6 Easter Traditions You Will Only Find in the South
This is how we celebrate in the South.
Admittedly, there are quite a few aspects of Southern life that I've been slow to embrace as a born and bred Georgian. The mosquitoes, humidity, and slow pace immediately come to mind. Beyond that, however, there really is no place like the South, which is why when it comes to celebrating Easter and the fresh promises of spring, we do things a little differently down here. While every region has their own way of commemorating the holiday, there are some time-honored Easter traditions that are unique to the South. Here are six of the most common, and you can bet deviled eggs, seersucker, itchy dresses, and ham made the list.
We break out our Sunday's best for Sunrise church service.
Growing up, it was a big deal to go shopping for an Easter Sunday outfit. If memory serves me correctly, the rules were very strict. Like most young girls, I wore lace and ruffles every Easter, and by the end of church service, I'd have scratches on my arms and legs from those awful itchy and puffy dresses. But you know, what mama wants, mama gets. Boys, however, can play it more cool in breathable seersucker and dapper bow ties. Suffice it to say, Easter is a special and stylish occasion for kids and adults to play dress up in the finest spring duds—and we learned last year that it also applies to staying home. If this Easter sees another service that's live-streamed instead of attended, you can bet we'll still be donning our Sunday best.
We take dyeing and hiding Easter eggs very seriously.

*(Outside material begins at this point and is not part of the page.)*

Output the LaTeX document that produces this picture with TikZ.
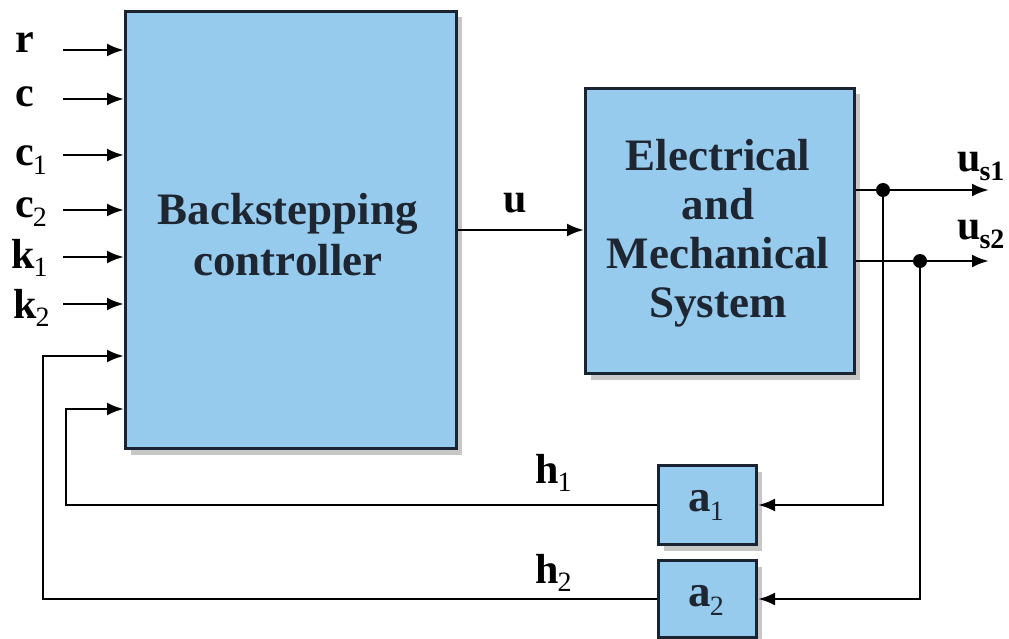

After church, there's usually the highly-anticipated Easter egg hunt before lunch. If you've ever seen the film Steel Magnolias, then you know what a true Southern egg hunt should look like. There are two rules we typical abide by when it comes to the egg portion of the celebration. First, according to religious lore, always dye the eggs on Good Friday (and because you probably won't have time on Easter Sunday). You can use a simple grocery store kit or get creative with some of our easy DIY decorating ideas. Second, hide only the candy-filled plastic eggs on Easter Sunday. That's all it takes to plan an Easter egg hunt that's bunny- and Ouiser-approved.
We're never too old for Easter baskets.
Who says adults can't wake up to a basket full of goodies on Easter Sunday? And no, we're not talking marshmallow peeps, jelly beans, and Cadbury Crème Eggs. More and more baskets, including these garden varieties, are being crafted and carefully curated to suit the taste of the more young-at-heart Southern moms.
We decorate the house with Easter trees.
Decorative trees aren't just reserved for Christmas in the South, as we often bring tradition indoors with an Easter tree centerpiece. Made with edible or adorned eggs hanging from branches, these trees bring a festive focal point to our homes. Follow this step-by-step tutorial to create your very own candy Easter tree.
We eat very specific foods, and a lot of it.
Holidays give us the perfect excuse for eating, decorating, and sharing special traditions—the three things we love most here in the South (besides porch sitting). While hot cross buns are typically served on Good Friday, we reserve most everything else for the feast on Sunday, which usually includes glazed ham, potato salad, and sugar-laden sweet tea or lemonade. Pineapple casserole, ambrosia, and grandma's famous coconut cake will also make the menu—just don't forget the star of the relish tray: delicious, deviled eggs.
WATCH: Boiling Easter Eggs: An Easy Guide on How to Boil Eggs for Easter
We probably won't don our white shoes before Easter.
You don't mess with tradition in the South, which means not wearing white shoes before Easter. Generally, we bust out the white soles around Memorial Day. So if you have an Easter ensemble that would look great with white shoes, you can either go for the gusto or opt for a pair that's either ivory or neutral. That being said, the jury is still out on what to do about white heels post-Labor Day.